How many ways we can place knights on a $m \times n$ chessboard in such a way that each piece does not attack the others $($modulo $10^9 + 9) \ ?\ (m \le 4, n \le 10^9)$
For example:
$m = 2, n = 2, ans = 16$
Edit:
I try to place $0,1,2,..,m \times n$ knights on chessboard then find the number of ways such that the knights do not attack each others and sum all it up.
Anwser $=$ number of ways to place knights on board $-$ number of ways to place knights on board such that the knights do attack each others.

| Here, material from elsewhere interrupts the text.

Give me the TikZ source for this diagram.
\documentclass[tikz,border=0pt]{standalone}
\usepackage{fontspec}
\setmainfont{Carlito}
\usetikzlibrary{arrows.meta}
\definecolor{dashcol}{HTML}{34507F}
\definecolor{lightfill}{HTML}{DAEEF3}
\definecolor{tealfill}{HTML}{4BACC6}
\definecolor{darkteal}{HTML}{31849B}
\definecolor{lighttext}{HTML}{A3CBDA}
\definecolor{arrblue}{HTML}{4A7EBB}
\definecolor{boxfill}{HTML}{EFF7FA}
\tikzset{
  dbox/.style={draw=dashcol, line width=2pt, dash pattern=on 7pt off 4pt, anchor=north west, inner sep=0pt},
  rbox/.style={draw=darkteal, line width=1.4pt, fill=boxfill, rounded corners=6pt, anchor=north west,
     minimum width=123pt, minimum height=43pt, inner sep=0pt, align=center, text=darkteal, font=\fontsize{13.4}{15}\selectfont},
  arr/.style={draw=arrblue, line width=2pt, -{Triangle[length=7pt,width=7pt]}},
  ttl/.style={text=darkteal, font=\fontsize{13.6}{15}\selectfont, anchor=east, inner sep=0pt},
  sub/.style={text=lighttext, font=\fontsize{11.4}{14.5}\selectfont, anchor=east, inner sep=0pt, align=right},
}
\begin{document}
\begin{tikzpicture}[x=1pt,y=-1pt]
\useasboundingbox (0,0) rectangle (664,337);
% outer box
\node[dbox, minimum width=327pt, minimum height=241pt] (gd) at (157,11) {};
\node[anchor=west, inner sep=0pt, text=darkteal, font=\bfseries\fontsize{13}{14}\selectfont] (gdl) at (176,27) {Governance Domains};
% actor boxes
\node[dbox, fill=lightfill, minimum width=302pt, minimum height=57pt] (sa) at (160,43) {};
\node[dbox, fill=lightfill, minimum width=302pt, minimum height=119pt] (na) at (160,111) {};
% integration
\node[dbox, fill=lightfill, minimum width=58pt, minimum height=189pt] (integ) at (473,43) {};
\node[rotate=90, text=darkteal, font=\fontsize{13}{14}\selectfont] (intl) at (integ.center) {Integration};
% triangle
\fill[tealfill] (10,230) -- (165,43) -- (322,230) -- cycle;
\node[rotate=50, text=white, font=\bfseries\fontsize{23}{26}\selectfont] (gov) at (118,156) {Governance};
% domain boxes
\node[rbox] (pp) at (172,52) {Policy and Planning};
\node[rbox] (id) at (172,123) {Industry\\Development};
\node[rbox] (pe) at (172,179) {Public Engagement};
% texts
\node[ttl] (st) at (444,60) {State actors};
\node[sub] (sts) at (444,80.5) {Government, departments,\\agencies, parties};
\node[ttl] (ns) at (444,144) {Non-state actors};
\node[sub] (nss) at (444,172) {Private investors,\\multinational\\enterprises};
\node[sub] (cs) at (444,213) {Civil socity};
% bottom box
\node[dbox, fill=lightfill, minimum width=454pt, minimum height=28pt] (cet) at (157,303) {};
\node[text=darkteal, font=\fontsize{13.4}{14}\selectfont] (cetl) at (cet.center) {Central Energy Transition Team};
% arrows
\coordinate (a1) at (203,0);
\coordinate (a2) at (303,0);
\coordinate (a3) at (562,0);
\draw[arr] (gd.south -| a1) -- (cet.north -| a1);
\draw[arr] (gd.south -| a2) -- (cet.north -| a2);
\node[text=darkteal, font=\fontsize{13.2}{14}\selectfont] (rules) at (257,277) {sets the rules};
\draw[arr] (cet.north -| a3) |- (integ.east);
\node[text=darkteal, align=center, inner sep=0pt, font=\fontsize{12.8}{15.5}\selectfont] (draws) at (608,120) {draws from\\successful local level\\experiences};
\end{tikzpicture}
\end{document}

This is my fomular: $2^{m \times n} - [(n - 1) \times (m - 2) + (n - 2) \times (m - 1)] \times 2 ^ {m \times n - 2}$ but it is wrong.
$2^{m \times n} $ denotes for sum of number of ways to place $0,1,..,m \times n$ knights on board:
$2^{m \times n} = \binom{m \times n}{0} + \binom{m \times n}{1} + ... + \binom{m \times n}{m \times n}$, the same for $2^{m \times n - 2}$
Since a pair of mutually attacking knights determines a $2 \times 3$ or $3 \times 2$ rectangle. There are $(n - 1) \times (m - 2) + (n - 2) \times (m - 1)$ such rectangles on the board. I got it from this.
If i have $k$ knights placing on the board, then $(n - 1) \times (m - 2) + (n - 2) \times (m - 1) \times \binom{m \times n - 2}{k - 2}$ is number of ways the knights do attack each others. But it is not true, so many cases it is duplicate. I stuck there.
I need sum all it up to number of ways to place knights on board such that the knights do attack each others, so I have:
$$\sum_{k=0}^{m \times n} [(n - 1) \times (m - 2) + (n - 2) \times (m - 1)] \times \binom{m \times n - 2}{k - 2}$$
is equal to:
$$[(n - 1) \times (m - 2) + (n - 2) \times (m - 1)] \times 2 ^ {m \times n - 2}$$
That is my step to find fomular. Sory for my bad English.